Could you say that again, in English? :)

i am surprised you could not understand what i said, since you claim to have read all the ASPO folk. the Lower 48 means the continental US, which is where TRC had jurisdiction (basically Texas). the significance of going to 100% production means that the TRC was officially recognizing its own irrelevance (to setting oil prices). those who produce 100% are no longer players. only those with spare capacity, which they can turn on or off, get to set prices, which are set on the marginal barrel.

imagine you live on a deserted island ruled by you yourself, and you had an oil well in your backyard that produced up to 1000 bpd. you could set up your own "Raypec" and declare what percentage (less than 100%) of max capacity you would allow for the coming month. you could issue press releases and hold meetings in places like Geneva to announce the result of your deliberations each month. but nobody would care because your max capacity is a drop in the global bucket.

but if you could produce up 10 million bpd, and the world only needs 8 mmbpd, then you are a player. by turning on or off a couple mmbpd each month, you can set prices at the margin. that is what TRC was and OPEC is (still, presumably).

this price-setting scepter passed in the early 70s from TRC to OPEC. OPEC is only relevant to the extent that it can keep production at less than 100%, which is to say, the OPEC members must have capacity exceeding current production levels and greater than global demand or OPEC has no relevance. those already producing at 100% are already irrelevant at the margin, and there are indications that many OPEC members fall into this category.

the real issue is the extent to which Saudi Arabia can increase production as advertised. if that proves to be false, then it's "game over", ringing the Peak Oil bell. even if SA has the geological potential for this development, the required investments may break the regime, resulting in a chaotic environment like Iraq where oil cos are loathe to make big investment.

would be highly amused by your characterization of them as Right Wingers.

it seems you did not comprehend my sentence, and its meaning in context.

production does not fall off a cliff after the peak has been reached

that is oversimplifying and may turn out to be incorrect, although we will only know for sure in retrospect. as Simmons and Campbell have pointed out, the overuse of water injection in Ghawar and other large reservoirs may be causing long-term damage which will result in a very steep dropoff. Campbell has cited the case of Oman as an example. because a small number (14) of fairly old, supergiant reservoirs account for 20% of global production, if they are less healthy than assumed due to improper development, that could cause a steeper dropoff than predicted.

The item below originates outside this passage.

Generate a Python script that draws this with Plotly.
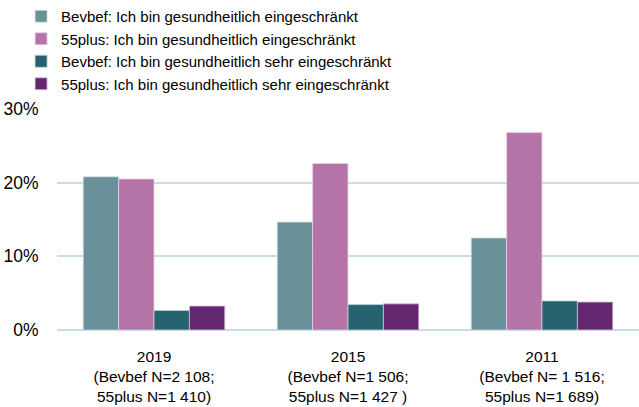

also, Hubbert's original model assumed a "rational" (economic cost-based) exploitation of available reservoirs would lead to fairly symmetrical production curve (with a slow dropoff). this model makes sense in a politically stable environment such as the Lower 48.

but as Deffeyes has noted, the geopolitical realities of the world since at least the 1970s have forced Western oil cos to develop costly, harder-to-produce reserves much earlier in the global production profile than would have occurred if reservoirs were selected for production solely based on economics. thus, these reservoirs (in places like the North Sea) will not be available to "cushion" the decline in the easier-to-produce reservoirs going forward.

This creates all sorts of financial chaos and volatility, but it does not even come close to meaning that the world is running out of crude oil

no duh. we are actually on the same page, you know.